Objective:
All lines featuring the string "this" are to be listed.

Extracted material:
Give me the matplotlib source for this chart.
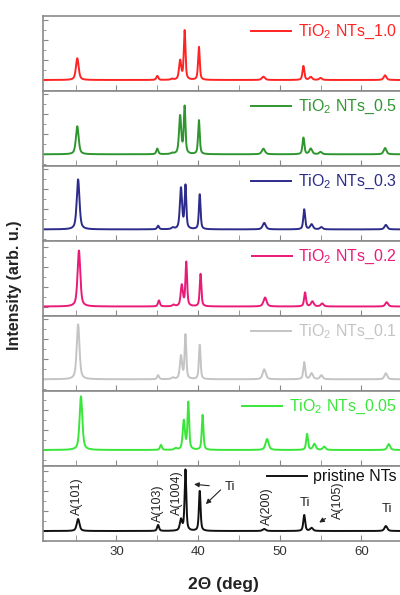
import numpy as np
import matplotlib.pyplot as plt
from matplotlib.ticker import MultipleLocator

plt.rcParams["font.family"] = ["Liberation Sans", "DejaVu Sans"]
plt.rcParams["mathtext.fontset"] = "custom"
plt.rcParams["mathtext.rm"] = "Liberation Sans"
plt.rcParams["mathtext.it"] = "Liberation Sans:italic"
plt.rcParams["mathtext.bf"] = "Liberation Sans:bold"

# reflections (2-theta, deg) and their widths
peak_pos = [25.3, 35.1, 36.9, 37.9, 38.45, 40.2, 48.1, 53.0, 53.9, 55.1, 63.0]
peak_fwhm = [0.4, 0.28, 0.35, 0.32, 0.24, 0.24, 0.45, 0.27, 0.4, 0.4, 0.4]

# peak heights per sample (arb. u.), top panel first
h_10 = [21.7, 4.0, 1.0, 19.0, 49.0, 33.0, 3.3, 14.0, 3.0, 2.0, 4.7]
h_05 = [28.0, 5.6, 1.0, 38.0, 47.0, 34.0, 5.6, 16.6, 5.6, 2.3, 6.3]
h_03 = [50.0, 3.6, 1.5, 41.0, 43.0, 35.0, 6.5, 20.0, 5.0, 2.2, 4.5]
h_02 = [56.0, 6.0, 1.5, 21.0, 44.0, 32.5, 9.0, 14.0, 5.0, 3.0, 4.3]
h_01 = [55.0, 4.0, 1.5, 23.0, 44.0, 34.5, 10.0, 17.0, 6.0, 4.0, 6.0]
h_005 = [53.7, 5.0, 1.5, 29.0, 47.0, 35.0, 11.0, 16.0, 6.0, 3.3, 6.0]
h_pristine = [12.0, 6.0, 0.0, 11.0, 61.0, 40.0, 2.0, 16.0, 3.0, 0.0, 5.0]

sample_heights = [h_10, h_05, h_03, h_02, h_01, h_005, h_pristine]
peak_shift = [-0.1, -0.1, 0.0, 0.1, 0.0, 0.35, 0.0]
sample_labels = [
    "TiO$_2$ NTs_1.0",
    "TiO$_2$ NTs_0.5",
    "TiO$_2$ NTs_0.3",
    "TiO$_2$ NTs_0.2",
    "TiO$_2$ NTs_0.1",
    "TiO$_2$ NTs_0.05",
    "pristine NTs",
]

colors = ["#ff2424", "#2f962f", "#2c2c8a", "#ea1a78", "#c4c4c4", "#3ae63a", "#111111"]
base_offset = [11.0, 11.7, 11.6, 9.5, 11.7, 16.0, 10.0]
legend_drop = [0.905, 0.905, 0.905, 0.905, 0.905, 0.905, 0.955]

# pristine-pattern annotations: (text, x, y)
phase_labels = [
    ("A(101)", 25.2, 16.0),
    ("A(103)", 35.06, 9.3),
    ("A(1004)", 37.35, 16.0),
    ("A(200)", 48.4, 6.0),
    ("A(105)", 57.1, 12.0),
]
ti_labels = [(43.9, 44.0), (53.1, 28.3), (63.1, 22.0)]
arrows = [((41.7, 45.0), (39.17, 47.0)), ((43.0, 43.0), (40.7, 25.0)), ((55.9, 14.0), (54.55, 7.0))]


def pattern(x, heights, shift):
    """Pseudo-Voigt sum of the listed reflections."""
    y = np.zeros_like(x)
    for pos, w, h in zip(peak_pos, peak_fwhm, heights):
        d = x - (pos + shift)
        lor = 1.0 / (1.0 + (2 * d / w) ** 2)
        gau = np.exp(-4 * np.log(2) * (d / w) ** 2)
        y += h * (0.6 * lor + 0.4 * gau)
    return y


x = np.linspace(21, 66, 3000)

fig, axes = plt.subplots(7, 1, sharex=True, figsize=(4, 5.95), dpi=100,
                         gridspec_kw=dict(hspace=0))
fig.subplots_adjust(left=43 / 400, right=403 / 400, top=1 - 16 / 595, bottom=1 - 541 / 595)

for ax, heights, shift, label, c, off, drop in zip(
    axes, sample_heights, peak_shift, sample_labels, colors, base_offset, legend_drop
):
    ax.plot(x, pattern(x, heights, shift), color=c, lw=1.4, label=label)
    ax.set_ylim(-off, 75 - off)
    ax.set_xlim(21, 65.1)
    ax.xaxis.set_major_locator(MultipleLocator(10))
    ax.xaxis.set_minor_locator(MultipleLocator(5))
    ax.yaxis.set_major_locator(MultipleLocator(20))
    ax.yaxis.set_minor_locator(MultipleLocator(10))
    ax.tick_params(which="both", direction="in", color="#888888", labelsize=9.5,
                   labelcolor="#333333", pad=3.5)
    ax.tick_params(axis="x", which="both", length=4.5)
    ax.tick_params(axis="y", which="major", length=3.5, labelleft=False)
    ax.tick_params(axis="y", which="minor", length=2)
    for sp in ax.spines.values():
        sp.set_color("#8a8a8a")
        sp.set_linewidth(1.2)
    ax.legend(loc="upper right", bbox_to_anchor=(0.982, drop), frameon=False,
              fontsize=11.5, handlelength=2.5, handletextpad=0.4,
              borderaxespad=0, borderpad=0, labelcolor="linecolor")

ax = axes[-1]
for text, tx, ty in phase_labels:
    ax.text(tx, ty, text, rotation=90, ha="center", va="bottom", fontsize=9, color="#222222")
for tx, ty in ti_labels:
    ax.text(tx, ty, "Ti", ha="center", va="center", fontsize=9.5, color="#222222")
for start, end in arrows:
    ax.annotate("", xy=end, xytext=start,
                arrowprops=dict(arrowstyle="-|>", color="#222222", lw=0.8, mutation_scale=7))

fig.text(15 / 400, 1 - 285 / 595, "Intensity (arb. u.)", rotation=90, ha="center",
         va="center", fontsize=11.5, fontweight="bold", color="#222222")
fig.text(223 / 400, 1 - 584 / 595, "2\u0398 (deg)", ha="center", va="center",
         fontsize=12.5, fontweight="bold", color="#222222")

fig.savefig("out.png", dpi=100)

...

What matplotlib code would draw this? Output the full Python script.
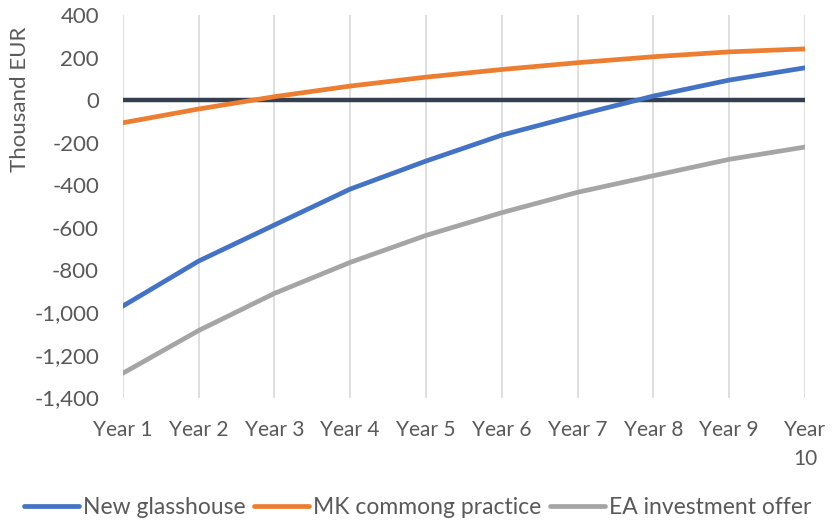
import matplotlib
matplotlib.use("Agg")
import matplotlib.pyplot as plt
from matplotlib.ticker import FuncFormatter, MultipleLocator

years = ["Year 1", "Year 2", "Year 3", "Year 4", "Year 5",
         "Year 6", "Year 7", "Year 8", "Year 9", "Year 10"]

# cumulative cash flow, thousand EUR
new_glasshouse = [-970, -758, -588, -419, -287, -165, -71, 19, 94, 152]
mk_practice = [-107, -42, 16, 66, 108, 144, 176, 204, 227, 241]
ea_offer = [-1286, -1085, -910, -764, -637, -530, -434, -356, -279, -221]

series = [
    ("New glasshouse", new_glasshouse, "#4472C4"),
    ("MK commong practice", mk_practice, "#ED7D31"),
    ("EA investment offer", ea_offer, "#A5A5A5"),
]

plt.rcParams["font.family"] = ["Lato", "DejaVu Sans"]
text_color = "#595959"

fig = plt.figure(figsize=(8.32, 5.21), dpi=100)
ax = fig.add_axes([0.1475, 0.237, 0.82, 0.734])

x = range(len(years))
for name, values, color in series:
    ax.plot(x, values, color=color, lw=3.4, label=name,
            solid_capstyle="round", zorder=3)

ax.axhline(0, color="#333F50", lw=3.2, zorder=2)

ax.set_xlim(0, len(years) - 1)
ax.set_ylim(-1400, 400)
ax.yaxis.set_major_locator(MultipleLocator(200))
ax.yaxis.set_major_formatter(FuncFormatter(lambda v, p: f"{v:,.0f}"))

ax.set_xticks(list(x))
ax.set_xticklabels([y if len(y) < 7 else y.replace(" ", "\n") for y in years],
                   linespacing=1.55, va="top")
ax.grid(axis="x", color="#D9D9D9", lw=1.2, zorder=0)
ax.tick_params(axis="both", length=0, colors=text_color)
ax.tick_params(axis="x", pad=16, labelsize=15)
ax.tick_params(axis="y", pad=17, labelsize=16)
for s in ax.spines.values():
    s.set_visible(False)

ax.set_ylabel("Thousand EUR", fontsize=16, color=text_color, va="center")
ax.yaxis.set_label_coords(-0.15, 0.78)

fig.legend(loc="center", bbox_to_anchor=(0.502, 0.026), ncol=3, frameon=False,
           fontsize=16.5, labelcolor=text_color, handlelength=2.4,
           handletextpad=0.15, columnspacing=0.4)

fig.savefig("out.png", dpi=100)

...

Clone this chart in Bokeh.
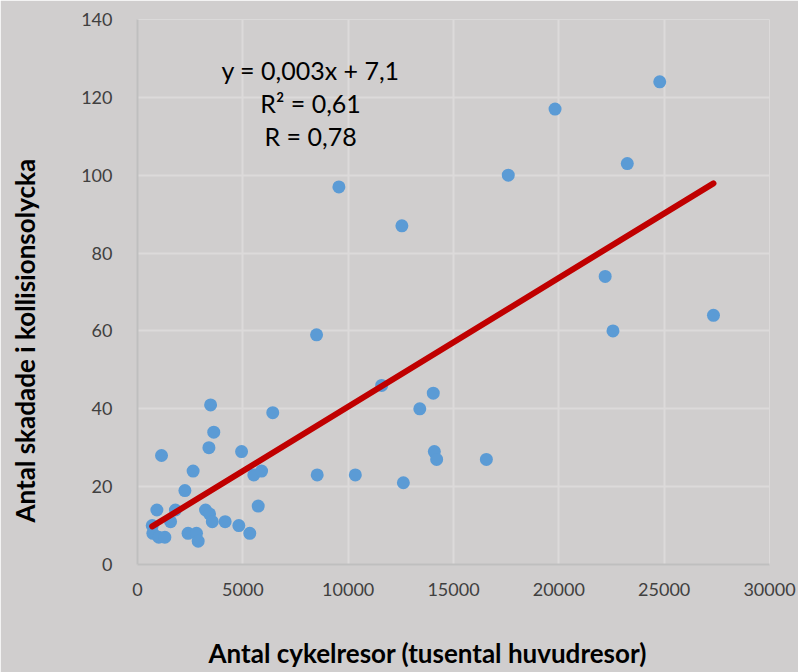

Answer to the exercise:
Give me the matplotlib source for this chart.
What matplotlib code would draw this? Output the full Python script.
Clone this chart in Bokeh.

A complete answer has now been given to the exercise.